Age, morbidity, or something else? A residual approach using microdata to measure the impact of technological progress on health care expenditure
Laudicella M., Li Donni P., Olsen K.R., Gyrd-Hansen D., 2022 – Health Economics
Technological progress and change in medical practice are important drivers of public health expenditure growth in many high-income countries, accounting for 40-70% of total health expenditure growth. Moreover, they are the engine of an impressive success in reducing mortality and increasing life expectancy associated with several diseases, allowing individuals to participate in society’s progress for longer. Understanding the rise in healthcare expenditures (HCE) in high-income countries is a central focus for future health policy.
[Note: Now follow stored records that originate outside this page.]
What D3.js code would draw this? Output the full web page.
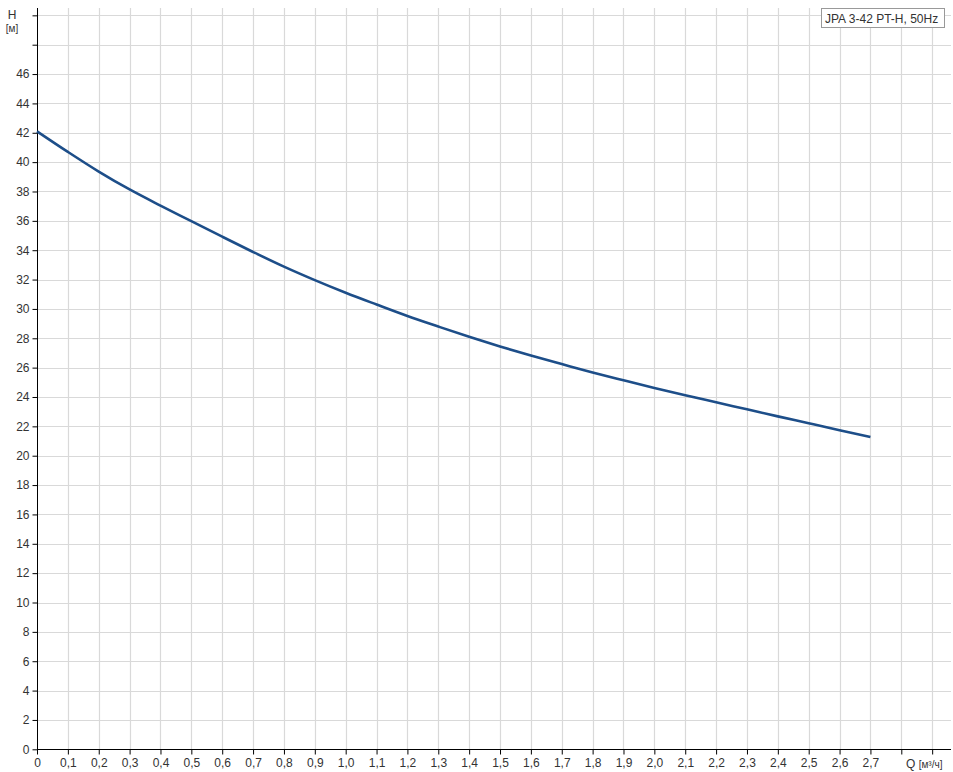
<!DOCTYPE html>
<html>
<head>
<meta charset="utf-8">
<script src="https://cdn.jsdelivr.net/npm/d3@7"></script>
<style>
  html, body { margin: 0; padding: 0; background: #fff; }
  svg { display: block; font-family: "Liberation Sans", Arial, sans-serif; }
</style>
</head>
<body>
<svg id="chart" width="953" height="772"></svg>
<script>
// ---- data ----
const flowQ = [0, 0.1, 0.2, 0.3, 0.4, 0.5, 0.6, 0.7, 0.8, 0.9, 1.0, 1.1, 1.2, 1.3, 1.4,
               1.5, 1.6, 1.7, 1.8, 1.9, 2.0, 2.1, 2.2, 2.3, 2.4, 2.5, 2.6, 2.7];
const headH = [42.1, 40.7, 39.36, 38.14, 37.04, 35.98, 34.92, 33.88, 32.88, 31.96, 31.1, 30.3,
               29.52, 28.8, 28.1, 27.44, 26.82, 26.24, 25.67, 25.14, 24.62, 24.12, 23.64, 23.16,
               22.68, 22.21, 21.74, 21.27];
const xTicks = [0, 0.1, 0.2, 0.3, 0.4, 0.5, 0.6, 0.7, 0.8, 0.9, 1.0, 1.1, 1.2, 1.3, 1.4,
                1.5, 1.6, 1.7, 1.8, 1.9, 2.0, 2.1, 2.2, 2.3, 2.4, 2.5, 2.6, 2.7, 2.8, 2.9];
const xTickLabels = ["0", "0,1", "0,2", "0,3", "0,4", "0,5", "0,6", "0,7", "0,8", "0,9", "1,0",
                     "1,1", "1,2", "1,3", "1,4", "1,5", "1,6", "1,7", "1,8", "1,9", "2,0", "2,1",
                     "2,2", "2,3", "2,4", "2,5", "2,6", "2,7", "", ""];
const yTicks = [0, 2, 4, 6, 8, 10, 12, 14, 16, 18, 20, 22, 24, 26, 28, 30, 32, 34, 36, 38, 40,
                42, 44, 46, 48, 50];
const yTickLabels = ["0", "2", "4", "6", "8", "10", "12", "14", "16", "18", "20", "22", "24",
                     "26", "28", "30", "32", "34", "36", "38", "40", "42", "44", "46", "", ""];
const legendLabel = "JPA 3-42 PT-H, 50Hz";
const yTitle = "H", yUnit = "[м]";
const xTitle = "Q", xUnit = "[м³/ч]";

// ---- layout ----
const svg = d3.select("#chart");
const x0 = 37, x1 = 951, y0 = 749.3;
const x = d3.scaleLinear().domain([0, 2.961]).range([x0, x1]);
const y = d3.scaleLinear().domain([0, 50.5]).range([y0, 8]);

const gridColor = "#d9d9d9";
const grid = svg.append("g");
grid.selectAll("line.v").data(xTicks.filter(d => d > 0)).enter().append("line")
  .attr("x1", d => Math.round(x(d)) + 0.5).attr("x2", d => Math.round(x(d)) + 0.5)
  .attr("y1", y(0)).attr("y2", y(50.5))
  .attr("stroke", gridColor).attr("stroke-width", 1.2);
grid.selectAll("line.h").data(yTicks.filter(d => d > 0)).enter().append("line")
  .attr("x1", x0).attr("x2", x1)
  .attr("y1", d => Math.round(y(d)) + 0.5).attr("y2", d => Math.round(y(d)) + 0.5)
  .attr("stroke", gridColor).attr("stroke-width", 1.2);

// axes
const xAxis = d3.axisBottom(x).tickValues(xTicks).tickSize(5).tickPadding(4)
  .tickFormat((d, i) => xTickLabels[i]);
const gx = svg.append("g").attr("transform", `translate(0,${Math.round(y0) + 0.5})`).call(xAxis);
gx.select(".domain").attr("d", `M${x0},0H${x1}`).attr("stroke", "#000");
gx.selectAll(".tick line").attr("stroke", "#000");
gx.selectAll(".tick text").attr("fill", "#333").style("font-size", "12px");

const yAxis = d3.axisLeft(y).tickValues(yTicks).tickSize(5).tickPadding(3)
  .tickFormat((d, i) => yTickLabels[i]);
const gy = svg.append("g").attr("transform", `translate(${x0 + 0.5},0)`).call(yAxis);
gy.select(".domain").attr("d", `M0,${y(50.5)}V${y0}`).attr("stroke", "#000");
gy.selectAll(".tick line").attr("stroke", "#000");
gy.selectAll(".tick text").attr("fill", "#333").style("font-size", "12px");

// axis titles
svg.append("text").attr("x", 12).attr("y", 19).attr("text-anchor", "middle")
  .attr("fill", "#333").style("font-size", "12px").text(yTitle);
svg.append("text").attr("x", 12).attr("y", 32).attr("text-anchor", "middle")
  .attr("fill", "#333").style("font-size", "10px").text(yUnit);
const qt = svg.append("text").attr("x", 906).attr("y", 768).attr("fill", "#333");
qt.append("tspan").style("font-size", "12px").text(xTitle + " ");
qt.append("tspan").style("font-size", "10px").text(xUnit);

// curve
const line = d3.line().x((d, i) => x(flowQ[i])).y(d => y(d)).curve(d3.curveCatmullRom);
svg.append("path").datum(headH).attr("d", line)
  .attr("fill", "none").attr("stroke", "#1d4e89").attr("stroke-width", 2.6);

// legend
const lg = svg.append("g");
lg.append("rect").attr("x", 821.5).attr("y", 8.5).attr("width", 123).attr("height", 19)
  .attr("fill", "#fff").attr("stroke", "#999");
lg.append("text").attr("x", 825).attr("y", 22.5).attr("fill", "#333")
  .style("font-size", "12px").text(legendLabel);
</script>
</body>
</html>
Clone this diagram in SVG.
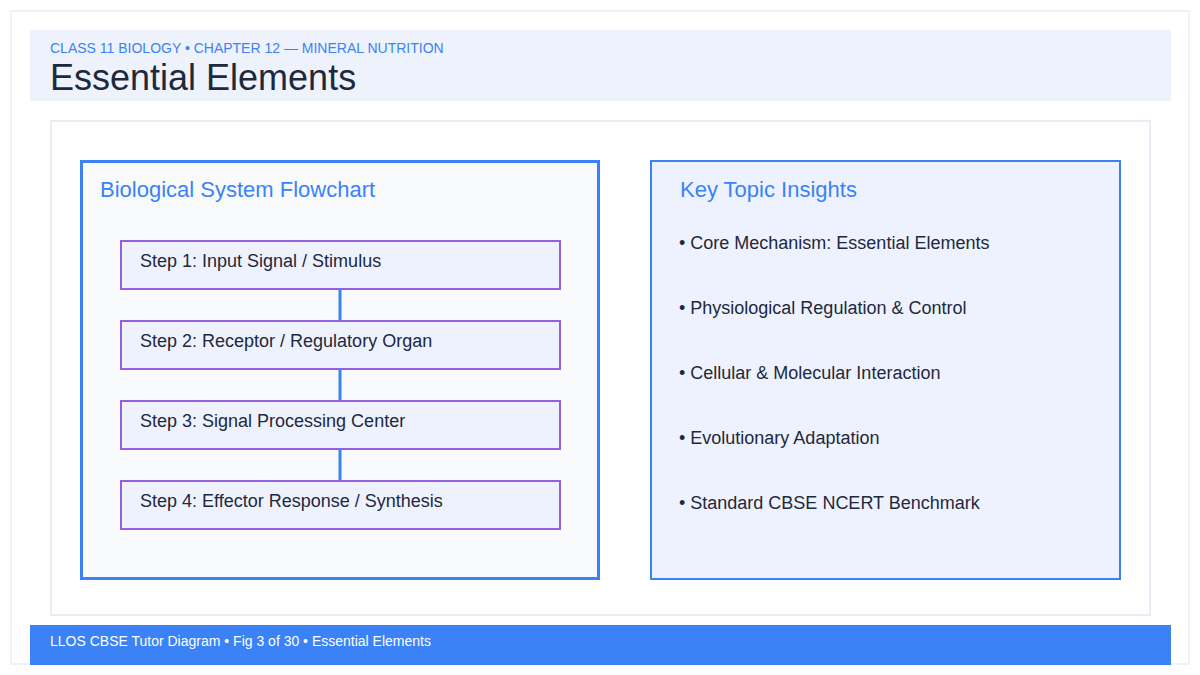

In a recent article, “Age, morbidity, or something else? A residual approach using microdata to measure the impact of technological progress on health care expenditure”, published in Health Economics, Mauro Laudicella, Paolo Li Donni, Kim Rose Olsen and Dorte Gyrd-Hansen investigate whether changes in healthcare spending can be primarily attributed to aging populations and morbidity, or other factors, particularly technological advancements and changes in medical practices, play a crucial role.
The primary objective of the study is to measure the extent to which non-demographic factors contribute to increases in HCE over time. This inquiry arises from the observed phenomenon that healthcare spending growth often surpasses demographic changes. Moreover, the authors decompose the residual increase (RI) in HCE into components that can be attributed to (a) delayed time to death (TTD)—individuals living longer following health shocks—and (b) increased intensity of resource use – i.e. more comprehensive service demands from individuals.
The research exploits a residual approach and microdata to yield more accurate and robust insights compared to previous studies that relied on macroeconomic data. Particularly, the study employs data from the Danish National Patient Register, encompassing all elective and emergency hospital admissions and outpatient visits from 2000 to 2017. This extensive dataset provides detailed information on patient characteristics, including primary and secondary diagnoses coded using ICD-10 classifications. The authors leverage this dataset to conduct a repeated cross-sectional analysis of individuals experiencing health shocks, defined as emergency admissions indicative of significant changes in health status. The analysis stands out of previous macroeconomic studies, in that it controls for observable demographic and health drivers with greater accuracy. For instance, the study acknowledges potential influences from factors such as income elasticity and insurance coverage without assuming uniform impacts, allowing for a more nuanced understanding of the drivers behind HCE.
The research finds that the average HCE per person increased by 16.90% points in individuals experiencing an initial health shock in 2013-14 as compared to similar individuals in 2005-6. After controlling for variation in age, morbidity, and socioeconomic status, the increase in HCE between the 2 periods drops to 10.28% points, namely, the estimated RI of HCE that can be attributed to technological progress and change in medical practice. The RI accounts for about 60% of the total increment of HCE (i.e., 10.28/16.90 = 60.82%), whereas morbidity and age account for the remaining 40% (i.e., 1–10.19/16.90 = 39.70), with age only accounting for 7% of the total increment (i.e., 1–15.77/16.90 = 6.87). Socioeconomic status leaves the total increment unchanged.
The authors conduct a heterogeneity analysis of RI by health conditions prompting the initial health shock, that is, the health condition reported as the primary diagnosis at the time of the health shock. When comparing cancer (colorectal, breast, prostate and lung) with all health shocks, there is a significant difference in how RI is decomposed. Figure 1 shows the RI of HCE (Y = 1000 €) in 2013-14 versus 2005-6 (baseline) decomposed into delaying TTD effect and intensity effect due to resource use. Figure 1 depicts the decomposition for all health shocks and for cancer. The cumulated total RI per cancer patient is two and a half times larger than for all health shocks amounting to a total of 5326 € 3 years after the shock. What is also very apparent is that the survival effect (i.e. the delaying TTD effect) is much more pronounced for cancer than for all health shocks.
The large share of the RI due to the delaying TTD effect for cancer patients can be explained by a large improvement in survival outcomes (Figure 2) and a relatively small intensity of treatment effect in the average amount of resources allocated to patients after an initial shock due to cancer.
The methods presented in this paper offer valuable insights into cost drivers, that may explain the observed “steepening effect” and provide insights into how costs can be curbed. The findings carry substantial implications for health policy and resource allocation strategies. In the future, policymakers may need to balance the integration of new medical technologies with economic sustainability, while managing the increasing demand for healthcare services. This is particularly important in such countries as Italy, where recent reforms towards federalism – i.e. the attribution of more autonomy in policy making to regions – may undermine healthcare expenditure if this balance between new medical technologies and economic sustainability is not attained. Moreover, results challenge conventional beliefs that attribute rising healthcare costs exclusively to an aging population, advocating instead for a broader perspective that considers also technological contributions.